The Economic Cost of Bullying in Australian Schools reveals that, each year, approximately 910,000 Australian school students experience bullying, instigated by 543,000 bully perpetrators. The 910,000 victims collectively experience 45 million bullying incidents in a year.
The analysis estimates the annual cost of bullying for all school students is $525 million. Time spent by senior staff and student support officers dealing with bullying accounts for the largest proportion of the predicted costs - $307 million, followed by $182 million in costs to carers for taking care of students who are absent from school as a result of bullying.
The longer term costs to Australia in the 20 years after students finish school are estimated to reach $1.8 billion for each school year group, including over $500 million in forgone income for victims as a result of poor performance in school due to bullying, and nearly $340 million in costs for chronic health conditions that continue after school finishes, including mental health, obesity and eating disorders.
Alannah & Madeline Foundation CEO, Lesley Podesta, said: “This study quantifies the extensive impacts of bullying across student and adult life. While the findings are shocking, they are not surprising.
“The trauma bullying causes victims, their families, schools and the community is significant and is felt both immediately and long after victims have completed school. Bullying is complex and self-perpetuating and requires interventions at multiple levels - 218,000 students who are victims will go on to bully later.
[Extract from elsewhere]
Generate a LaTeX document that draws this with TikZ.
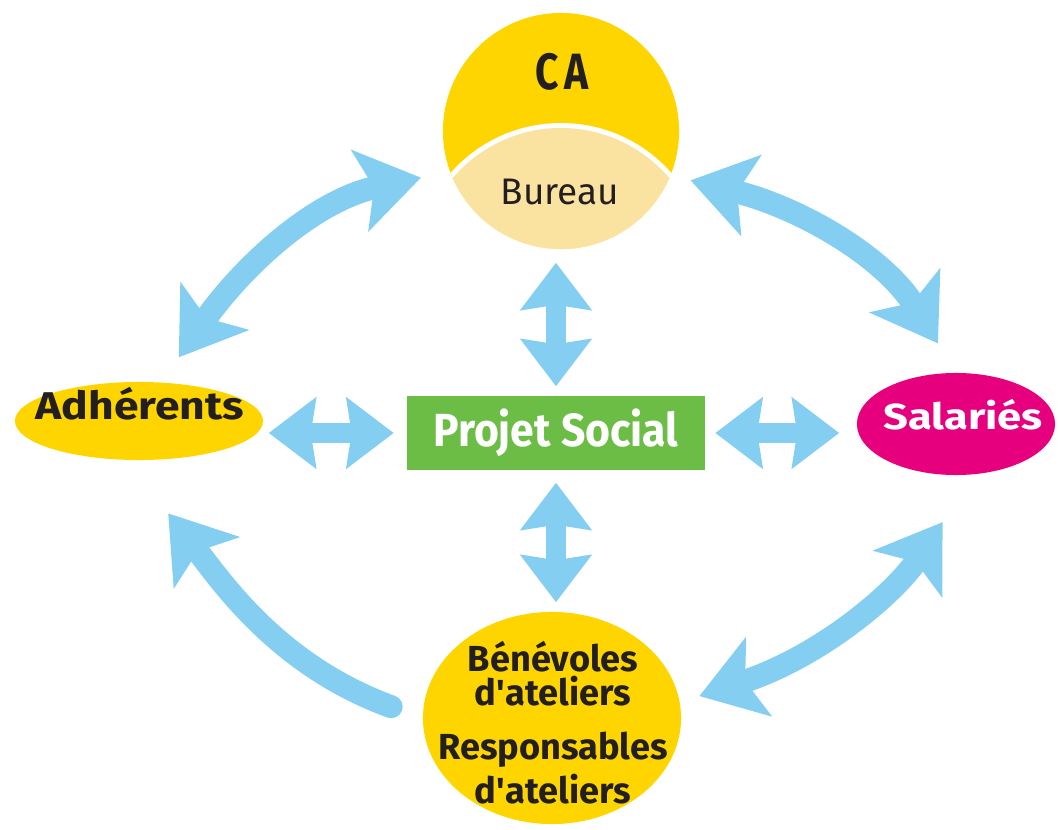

“Putting a dollar figure on a problem that is about the wellbeing and safety of human beings may seem a bit impersonal, but we think it’s a powerful way to shine a spotlight on the immediate and ongoing social, economic and fiscal impacts of Australia’s bullying problem.
“Understanding these costs is critical to informing effective programs and prevention measures to reduce its occurrence. In particular, this analysis highlights the snowball effect of bullying at school and the importance of starting prevention focused programs at the start of each student’s schooling life,” Ms Podesta said.
Australia’s $525 million annual bully bill includes: $307 million for senior staff time spent on bullying, $182 million for carers of students who are absent due to bullying, $28 million for the use of mental health services, $5 million for direct primary and acute health services, and $3 million for police involvement.
The $1.8 billion in costs experienced by each school year group over a 20 year period after finishing school include: $506 million impact on income due to lower educational attainment, $150 million for ongoing costs associated with mental health conditions, $156 million for adult obesity linked to bullying during schooling years, $34 million for eating disorders, $945 million in costs related to continued bullying behaviour including violence, and $2 million as a result of the tragic circumstance of suicide.
Child psychologist and National Centre Against Bullying member, Dr Michael Carr-Gregg, said he has seen the lasting damage bullying causes to young people’s confidence and sense of worth. “Ensuring young people feel included, valued and respected for who they are is essential to keeping them happy and safe, and to allow them to grow up strong and resilient.”